Russ Roberts interviews me. It’s a high-energy interview about my suggestion for having a more rigorous and constrained administrative state.

So, one of the ideas that I have, they’re kind of twin ideas for improving the administrative state. One is to actually have the administrative state organized like a business organization, not[?]–profit-seeking, obviously, there obviously are things you can’t have.

But, actually to have a Chief Operating Officer [COO] who can reorganize, fire, hire, put in systems of accountability. . .
And the other key element, structurally, is I think we need a very powerful audit agency. An agency that can step in and evaluate how the regulatory agencies are doing, make sure that they’re not abusing power, and question them when they’re not being effective.

Russ ends up giving the idea a B-/C+. He likes FITs better.

A listener wrote to me about the audit agency idea:

For what it’s worth, such an organization already exists in [North] America. It’s called the Office of the Auditor General of Canada. Each Canadian province has one of its own too.

Thanks to our first-past-the-post electoral process (with more than two parties participating), we too often get majority governments that are able to ride out the scathing criticism that is often to be found in an auditor general’s annual report. But if the election is near or a minority government has been elected, an auditor general’s report can have quite an impact.

Of course, the U.S. also has the GAO and various Inspectors General. Getting the process to be effective requires more than just creating the position.

Schools and restorative justice

Michael Goldstein writes,

Here’s sort of what you wanted to read about: Rand Corporation RCT of “Restorative Justice” which includes measures of achievement.

“The most troubling thing: There were significant and substantial negative effects on math achievement for middle school students, black students, and students in schools that are predominantly black.”

As background, I had come across an article about a high school in my old neighborhood.
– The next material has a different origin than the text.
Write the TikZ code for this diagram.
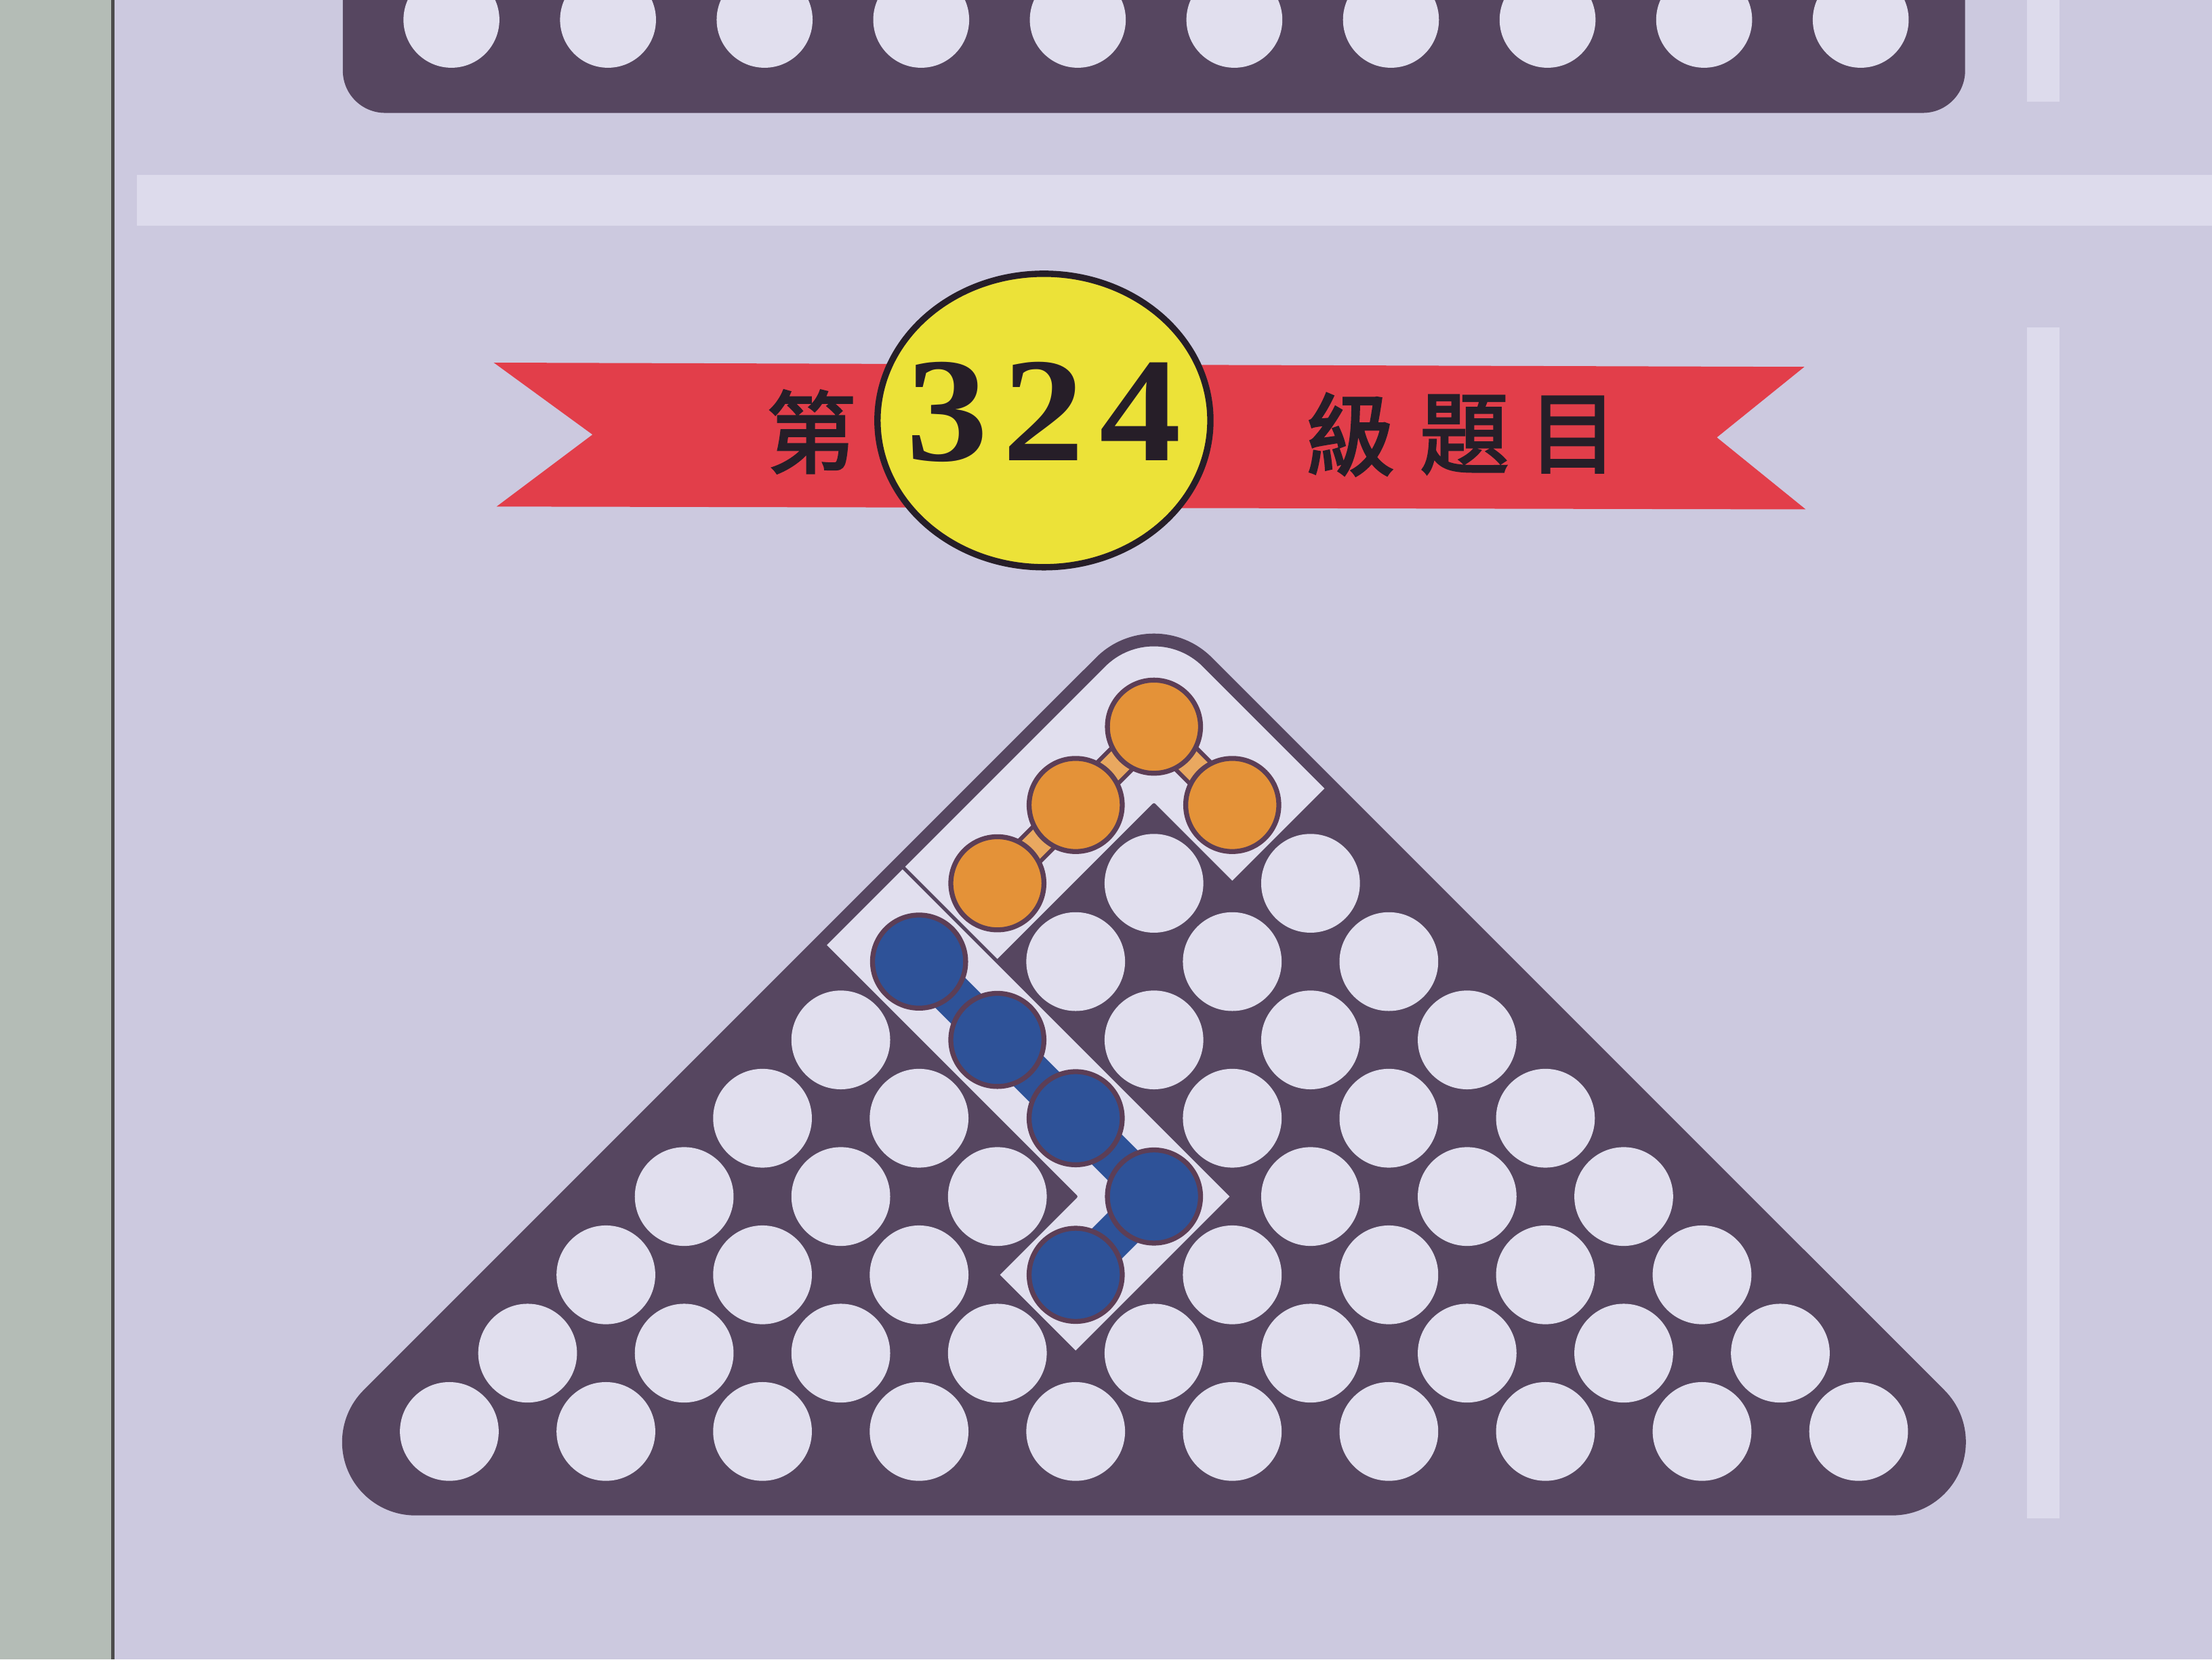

The school was troubled, and it tried a “restorative justice” program. The article reported that the program reduced suspensions and absenteeism. This smelled to me like “p-hacking,” in which you measure a bunch of different outcomes and only report the ones with good news. I hinted at my suspicions near the end, and Goldstein’s comment, which has more than what I excerpted here, confirmed those suspicions.

My essay is mostly wistful and autobiographical, and you’re welcome to read it if that appeals.